Rachael's family was also fine, although her sister in Tribeca had to move out for awhile until power and services were fully restored.
Our IT folks all landed safely, but could get no further than Dayton. They finally rented a car and drove back to Charlottesville, arriving sometime Tuesday evening.
Unfortunately, two of our coworkers were not so lucky. Two Reed Elsevier employees from the New York office were on one of the flights that hit the WTC. The company devoted a memorial to them and has a scholarship fund in their names.
Over the next couple of days, the thing I remember the most is the expressions of sympathy and grief that came from around the world. Someone on the web compiled a collection of photos and it can still make me well up. It was so beautiful, and so humbling, to see the tributes outside of American embassies and consulate offices around the world--not the official expressions, but the heartfelt tributes from everyday people who wanted all of us Americans to know that we were not alone. It was all meaningful and touching, and I hope that they all know that.

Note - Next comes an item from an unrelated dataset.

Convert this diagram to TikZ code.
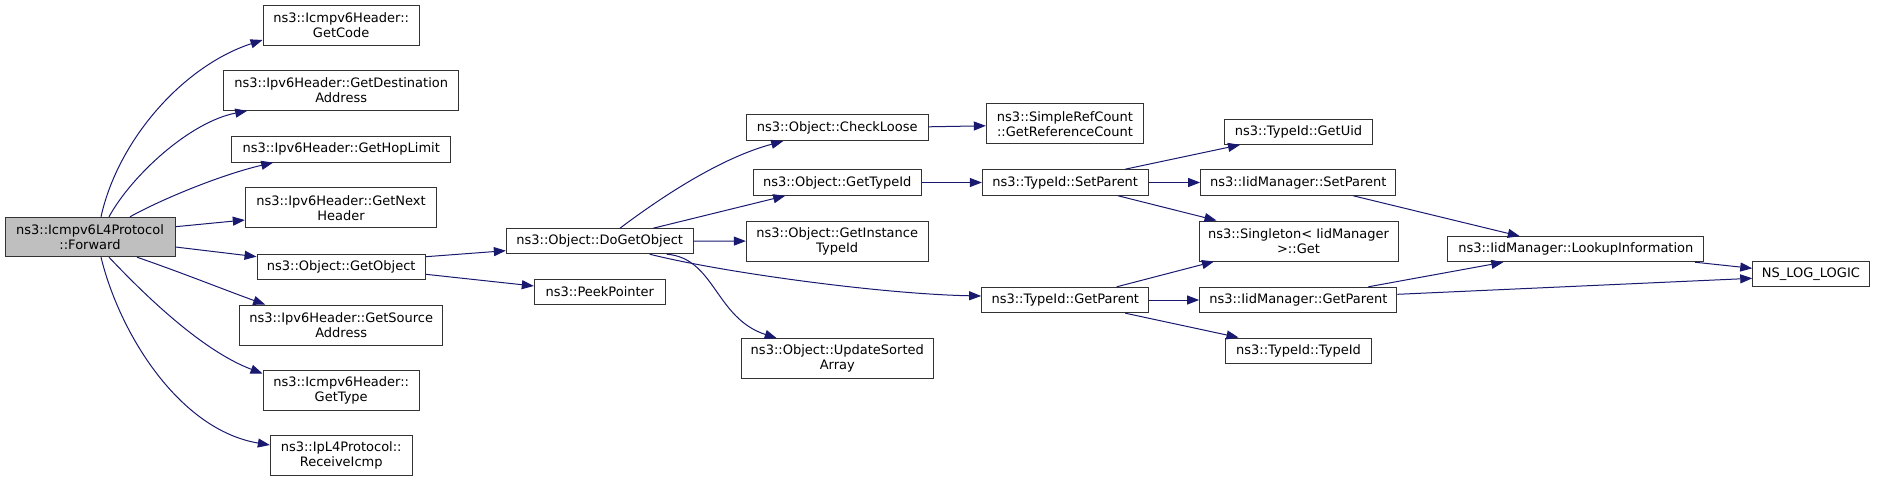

This was also President Bush's one brief, shining moment. His speech at Ground Zero and later before the joint session of Congress were, sadly, the highlights of his presidency. He was never more articulate or more sincere than he was in those moments, which is one of the reasons that I hold him in such contempt. Clearly, he had the skills. He had it in him to be so much more than what he became. The fact that he squandered not only the national and international good will that poured out on him that day but also his own potential to rise up and be a genuine leader is disgusting. Sadly, for me that is going to be the epitaph of his entire administration: He could have been so much more.